___ Dataset extract ___

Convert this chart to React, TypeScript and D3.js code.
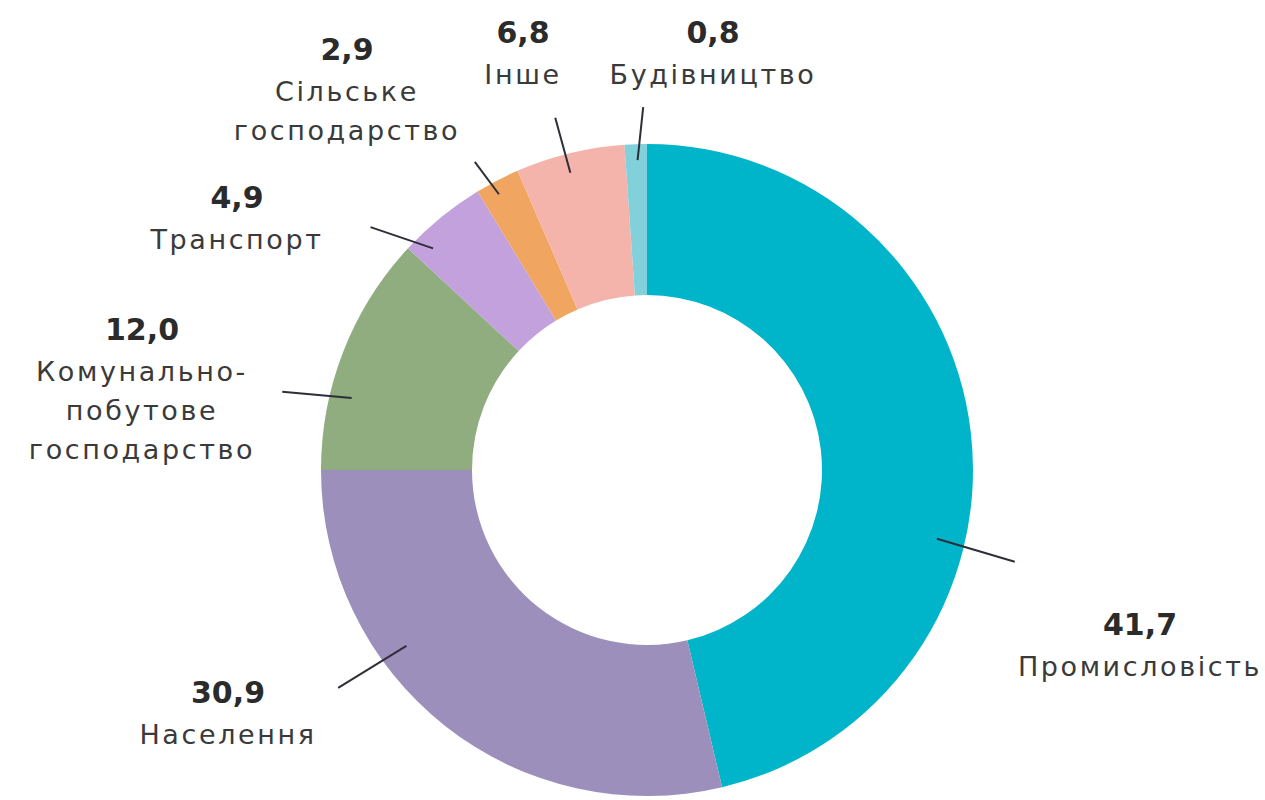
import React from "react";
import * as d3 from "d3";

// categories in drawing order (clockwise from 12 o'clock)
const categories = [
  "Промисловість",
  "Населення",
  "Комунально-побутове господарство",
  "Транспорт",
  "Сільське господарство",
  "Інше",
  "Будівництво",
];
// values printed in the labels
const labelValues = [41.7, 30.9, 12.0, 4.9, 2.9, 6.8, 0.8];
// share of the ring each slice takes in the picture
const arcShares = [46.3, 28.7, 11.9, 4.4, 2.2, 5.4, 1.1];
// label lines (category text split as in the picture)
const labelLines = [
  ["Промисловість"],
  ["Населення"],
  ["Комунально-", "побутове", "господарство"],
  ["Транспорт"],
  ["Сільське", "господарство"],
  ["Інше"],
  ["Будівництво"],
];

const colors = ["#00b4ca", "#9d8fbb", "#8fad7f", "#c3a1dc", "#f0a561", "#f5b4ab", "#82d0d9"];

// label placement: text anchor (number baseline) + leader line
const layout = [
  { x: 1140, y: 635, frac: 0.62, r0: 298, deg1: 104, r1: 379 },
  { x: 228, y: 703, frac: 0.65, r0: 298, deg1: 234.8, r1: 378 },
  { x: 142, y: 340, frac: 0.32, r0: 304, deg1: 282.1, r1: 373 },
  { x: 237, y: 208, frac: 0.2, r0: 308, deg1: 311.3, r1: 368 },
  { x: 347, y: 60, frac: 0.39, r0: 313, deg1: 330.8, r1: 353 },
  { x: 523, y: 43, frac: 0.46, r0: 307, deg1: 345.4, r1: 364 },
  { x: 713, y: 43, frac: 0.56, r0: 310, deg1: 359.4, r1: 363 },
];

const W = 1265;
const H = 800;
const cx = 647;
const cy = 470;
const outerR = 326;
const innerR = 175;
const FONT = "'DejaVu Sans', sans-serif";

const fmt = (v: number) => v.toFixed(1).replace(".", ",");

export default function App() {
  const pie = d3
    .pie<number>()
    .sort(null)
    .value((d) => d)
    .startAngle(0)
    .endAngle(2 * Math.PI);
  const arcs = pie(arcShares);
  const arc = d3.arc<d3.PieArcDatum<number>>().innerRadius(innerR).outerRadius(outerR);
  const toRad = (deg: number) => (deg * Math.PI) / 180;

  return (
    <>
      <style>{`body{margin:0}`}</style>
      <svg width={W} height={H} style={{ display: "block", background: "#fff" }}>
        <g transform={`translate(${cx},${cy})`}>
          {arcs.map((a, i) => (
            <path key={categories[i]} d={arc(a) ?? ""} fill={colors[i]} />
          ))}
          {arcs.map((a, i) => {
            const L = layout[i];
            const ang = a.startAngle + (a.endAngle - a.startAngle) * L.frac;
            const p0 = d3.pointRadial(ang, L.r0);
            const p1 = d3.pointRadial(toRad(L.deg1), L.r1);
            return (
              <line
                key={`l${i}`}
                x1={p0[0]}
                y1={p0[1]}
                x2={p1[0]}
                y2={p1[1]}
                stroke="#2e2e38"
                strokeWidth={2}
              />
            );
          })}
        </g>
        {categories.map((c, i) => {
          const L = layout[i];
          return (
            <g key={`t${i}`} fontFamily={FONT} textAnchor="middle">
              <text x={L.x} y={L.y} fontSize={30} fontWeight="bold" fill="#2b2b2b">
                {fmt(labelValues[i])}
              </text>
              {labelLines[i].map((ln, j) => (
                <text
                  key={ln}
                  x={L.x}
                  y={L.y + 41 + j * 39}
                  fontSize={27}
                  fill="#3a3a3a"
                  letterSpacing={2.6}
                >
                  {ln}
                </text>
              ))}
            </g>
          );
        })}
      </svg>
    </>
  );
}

___

Exercise goal =
Repeat exactly and only the lines from the start of the data above through the line that holds "import * as", inclusive. Pictures do not belong in the copy.

Response to this task =
Convert this chart to React, TypeScript and D3.js code.
import React from "react";
import * as d3 from "d3";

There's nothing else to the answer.